Skip to main content

Optimization

Optimizing the Execution

Understanding the Engine

Parlant's engine operates in iterative cycles to ensure comprehensive and accurate alignment between your configuration and the agent's behavior. Let's understand how it works, then learn how to optimize it for your needs.

The Response Generation Cycle

When your agent needs to respond to a user, Parlant first captures the conversation context and evaluates which guidelines, tools, and other elements are relevant. But here's where it gets interesting: after running any tools, Parlant re-evaluates the entire context.

Why? Consider a banking agent: A user asks about making a transfer, triggering a guideline to check their balance. The check_balance tool reveals they have less than $500, which activates a new guideline about overdraft warnings. This second guideline wouldn't have been relevant without the tool's output.

This re-evaluation can happen multiple times in a single response.

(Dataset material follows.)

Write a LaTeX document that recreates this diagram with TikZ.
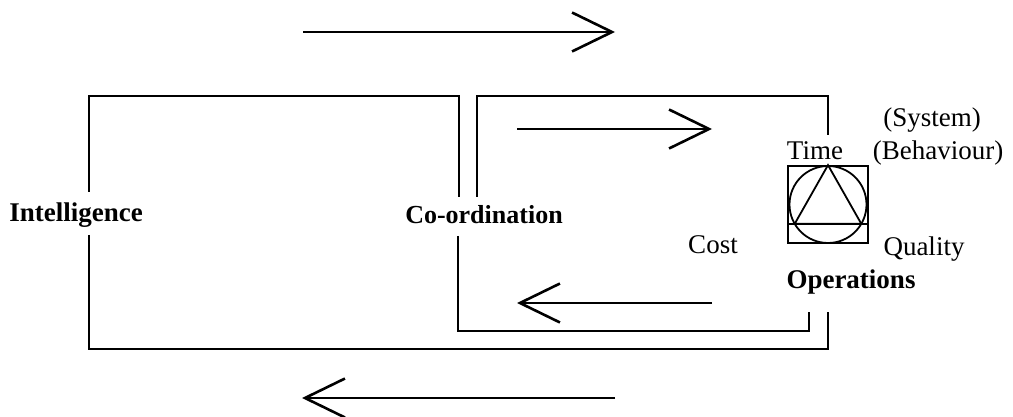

Imagine:

  1. User asks about transfer → Check balance tool runs
  2. Low balance detected → Overdraft warning guideline activates with account upgrade suggestions
  3. Overdraft warning triggers → Account upgrade options tool runs

The Performance Trade-off

While each iteration helps maintain accurate behavior, it also adds latency. In practice, not every use case requires multiple iterations.

Optimizing for Your Needs

You can control this balance by trying different values for your agent's max_engine_iterations setting. Setting it to 1 means your agent will evaluate guidelines and run tools exactly once, with no re-evaluations or multi-step tool calls. This can significantly improve latency, but requires thoughtful tool design.

$ parlant agent update \
--id AGENT_ID \
--max-engine-iterations N

Best Practices

When optimizing for performance, design your tools to be self-contained rather than requiring multiple steps. Instead of separate tools for checking balance and getting account status, combine them into one comprehensive account check. This not only reduces latency but also makes your agent's behavior more predictable.

// Instead of this (conceptual) flow:
const balance = await checkBalance(userId);
if (balance < 500) {
const status = await getAccountStatus(userId);
}

// Design standalone, one-shot tools:
const accountInfo = await getAccountDetails(userId);
// (Returns balance, status, and all relevant info in one call)